In my senior year of college, having become a theater groupie, I had done just about everything except directing. I decided to direct a one-act play “Riders to the Sea”, a tragedy by John Millington Synge. So many things went wrong that it turned out to be a tragedy rendered in comedic form. Needless to say, I did not win the One Act Festival that year. I did finish, though, if only barely. I also had an important paper due to Dr. Hilda Kring in my folklore class. Dr. Kring was also the director of the festival. And, for good reason, we called her Hurricane Hilda, a title she bore proudly. Hilda encouraged me to enter the festival.
After she returned the paper with my grade, a solid B, I was summoned to Dr. Kring’s office. Humbly, I entered the door and sat down. “Now William,” she began, “you know that this is far from your best work, and it is not what I expect of you. You can do better, as you have demonstrated.” And with that she went on, “I dare say, you earned that B, and I am very proud of you.” With that, the admonishing look turned to her broadest grin. “You tried something new, and you had to put your best academic work aside for the sake of doing a new thing.” She congratulated me for a life lesson learned. Only later would I recall her smiling face as I watched Hoots, the orchestra, Paul Simon, Gladys Knight, and a host of others sing to Ernie about putting down the duckie.

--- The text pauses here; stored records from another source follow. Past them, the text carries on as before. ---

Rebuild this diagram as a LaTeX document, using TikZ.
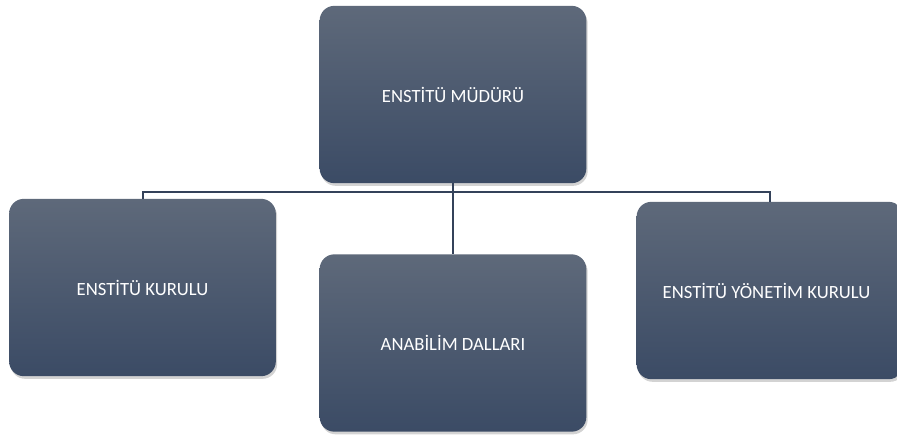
\documentclass[tikz,border=0pt]{standalone}
\usepackage{fontspec}
\setmainfont{Carlito}
\usetikzlibrary{shadows}
\definecolor{boxtop}{RGB}{94,105,122}
\definecolor{boxbot}{RGB}{59,75,101}
\definecolor{linecol}{RGB}{52,66,90}
\begin{document}
\begin{tikzpicture}[x=0.75pt,y=-0.75pt,
  orgbox/.style={rounded corners=11pt, minimum width=200pt, minimum height=133pt,
    top color=boxtop, bottom color=boxbot, text=white, font=\fontsize{14pt}{16pt}\selectfont,
    drop shadow={opacity=0.35, shadow xshift=1pt, shadow yshift=-2pt}, inner sep=0pt},
  conn/.style={draw=linecol, line width=1.5pt}]
\useasboundingbox (0,0) rectangle (897,436);
\clip (0,0) rectangle (897,436);
\node[orgbox] (top) at (453,94.5) {ENSTİTÜ MÜDÜRÜ};
\node[orgbox] (left) at (142.5,287.5) {ENSTİTÜ KURULU};
\node[orgbox] (mid) at (453,343) {ANABİLİM DALLARI};
\node[orgbox] (right) at (770,290.5) {};
\node[text=white, font=\fontsize{14pt}{16pt}\selectfont] (rtext) at (766.5,290.5) {ENSTİTÜ YÖNETİM KURULU};
\coordinate (hl) at (142.5,192);
\coordinate (hr) at (770,192);
\draw[conn] (top.south) -- (mid.north);
\draw[conn] (left.north) -- (hl) -- (hr) -- (right.north);
\end{tikzpicture}
\end{document}
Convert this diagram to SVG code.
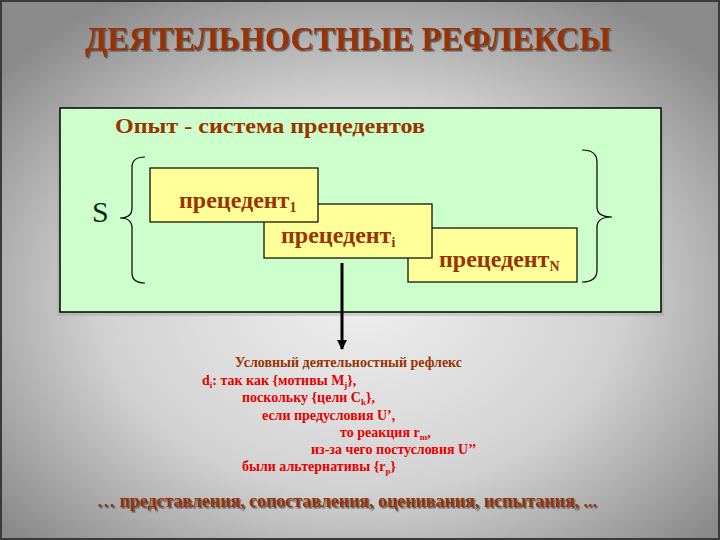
<svg xmlns="http://www.w3.org/2000/svg" width="720" height="540" viewBox="0 0 720 540">
<defs>
<radialGradient id="bg" cx="50%" cy="55%" r="65%">
<stop offset="0" stop-color="#efefef"/>
<stop offset="0.55" stop-color="#d2d2d2"/>
<stop offset="1" stop-color="#8a8a8a"/>
</radialGradient>
<filter id="ts" x="-5%" y="-20%" width="110%" height="150%">
<feDropShadow dx="1.5" dy="1.5" stdDeviation="0.4" flood-color="#505050" flood-opacity="0.9"/>
</filter>
<marker id="arr" viewBox="0 0 10 10" refX="9" refY="5" markerWidth="3.4" markerHeight="3.4" orient="auto" markerUnits="strokeWidth">
<path d="M0,0 L10,5 L0,10 z" fill="#000"/>
</marker>
<style>
.ser{font-family:"Liberation Serif","Times New Roman",serif;font-weight:bold}
.brown{fill:#993300}
.red{fill:#e60000}
.box{fill:#ffff99;stroke:#000;stroke-width:1.2}
.brace{fill:none;stroke:#000;stroke-width:1.2}
.bt{font-size:24px}
.sub{font-size:14px}
</style>
</defs>
<rect x="0" y="0" width="720" height="540" fill="url(#bg)"/>
<rect x="1" y="1" width="718" height="538" fill="none" stroke="#3a3a3a" stroke-width="2"/>

<g id="title">
<text class="ser brown" x="85" y="50" font-size="34" textLength="526" lengthAdjust="spacingAndGlyphs" filter="url(#ts)">ДЕЯТЕЛЬНОСТНЫЕ РЕФЛЕКСЫ</text>
</g>

<g id="experience">
<rect x="57" y="111" width="607" height="205" fill="#9a9a9a" opacity="0.35"/>
<rect x="60" y="108" width="601" height="204" fill="#ccffcc" stroke="#000" stroke-width="1.5"/>
<text class="ser brown" x="115" y="133" font-size="20" textLength="310" lengthAdjust="spacingAndGlyphs">Опыт - система прецедентов</text>
</g>

<g id="S">
<text x="92" y="222" font-family="Liberation Serif, serif" font-size="30" fill="#0d2a0d">S</text>
<path class="brace" d="M145,157 Q132,157 132,167 L132,208 Q132,218 120,218 Q132,218 132,228 L132,273 Q132,283 145,283"/>
</g>

<g id="precN">
<rect class="box" x="408" y="228" width="169" height="54"/>
<text class="ser brown bt" x="439" y="267">прецедент<tspan class="sub" dy="4">N</tspan></text>
</g>

<g id="preci">
<rect class="box" x="264" y="204" width="168" height="54"/>
<text class="ser brown bt" x="281" y="243">прецедент<tspan class="sub" dy="4">i</tspan></text>
</g>

<g id="prec1">
<rect class="box" x="150" y="168" width="168" height="54"/>
<text class="ser brown bt" x="179" y="208">прецедент<tspan class="sub" dy="4">1</tspan></text>
</g>

<g id="rbrace">
<path class="brace" d="M582,150 Q597,150 597,162 L597,207 Q597,217 612,217 Q597,217 597,227 L597,270 Q597,282 582,282"/>
</g>

<g id="connectors">
<line x1="342" y1="263" x2="342" y2="349" stroke="#000" stroke-width="3" marker-end="url(#arr)"/>
</g>

<g id="reflex" class="ser" font-size="14">
<text class="brown" x="235" y="367">Условный деятельностный рефлекс</text>
<text class="red" x="202" y="385">d<tspan font-size="9" dy="3">i</tspan><tspan dy="-3">: так как {мотивы M</tspan><tspan font-size="9" dy="3">j</tspan><tspan dy="-3">},</tspan></text>
<text class="red" x="242" y="402">поскольку {цели C<tspan font-size="9" dy="3">k</tspan><tspan dy="-3">},</tspan></text>
<text class="red" x="262" y="420">если  предусловия U’,</text>
<text class="red" x="340" y="437">то реакция r<tspan font-size="9" dy="3">m</tspan><tspan dy="-3">,</tspan></text>
<text class="red" x="311" y="454">из-за чего постусловия U’’</text>
<text class="red" x="242" y="471">были альтернативы {r<tspan font-size="9" dy="3">p</tspan><tspan dy="-3">}</tspan></text>
</g>

<g id="bottom">
<text class="ser brown" x="97" y="507" font-size="18" textLength="500" lengthAdjust="spacingAndGlyphs" filter="url(#ts)">… представления, сопоставления, оценивания, испытания, ...</text>
</g>
</svg>
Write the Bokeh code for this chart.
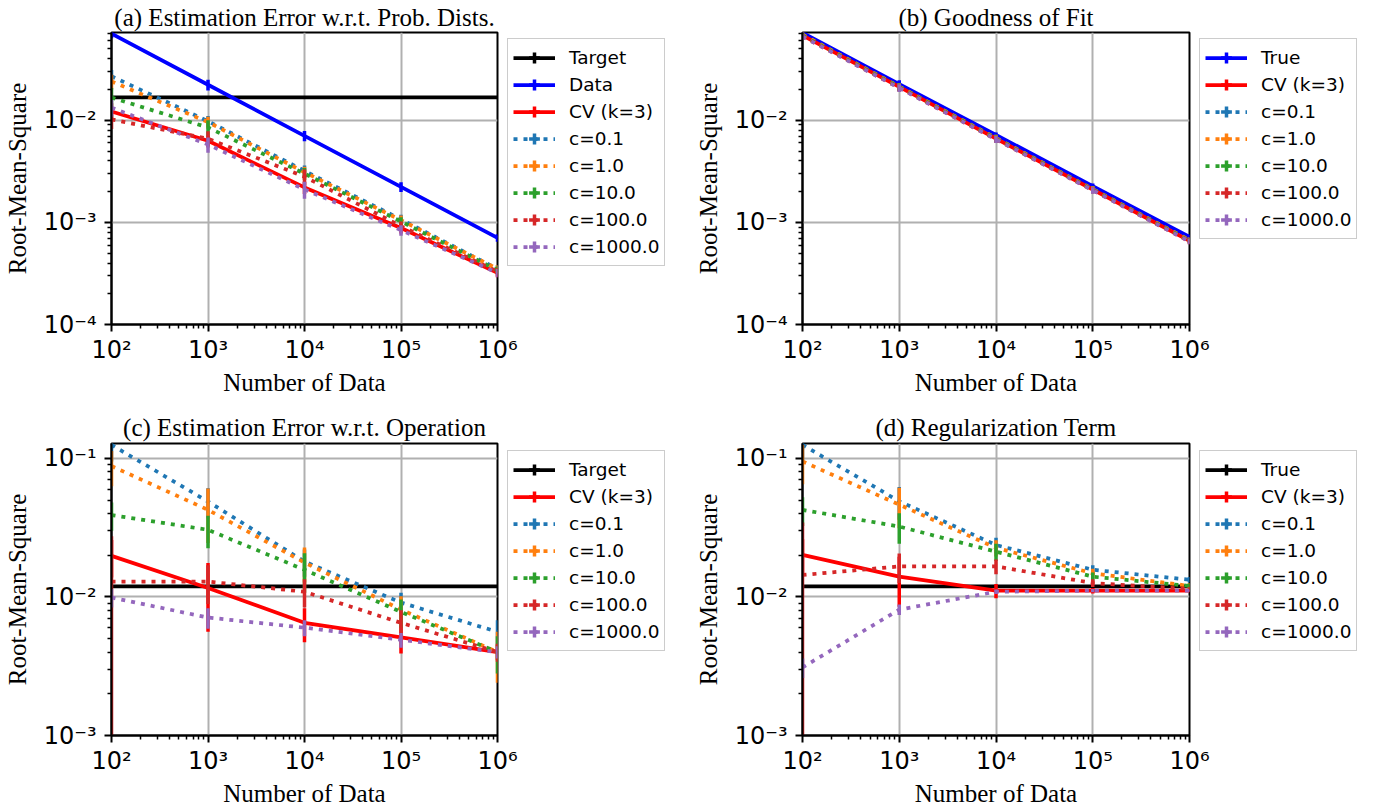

As leaders, we nurture the intuitive place within us to be agile, to turn aside, if only briefly or for a season to do the new thing, acquire the new skill, test the new sails. And if we are fortunate, we come to the opportunity to foster that agility in someone else. Good leaders are paying attention, creating and affirming such moments in the lives of those they lead, and at the right moment even joining the chorus with Hoots, et al. to say, or even sing, “Put down the duckie…if you want to play the saxophone.”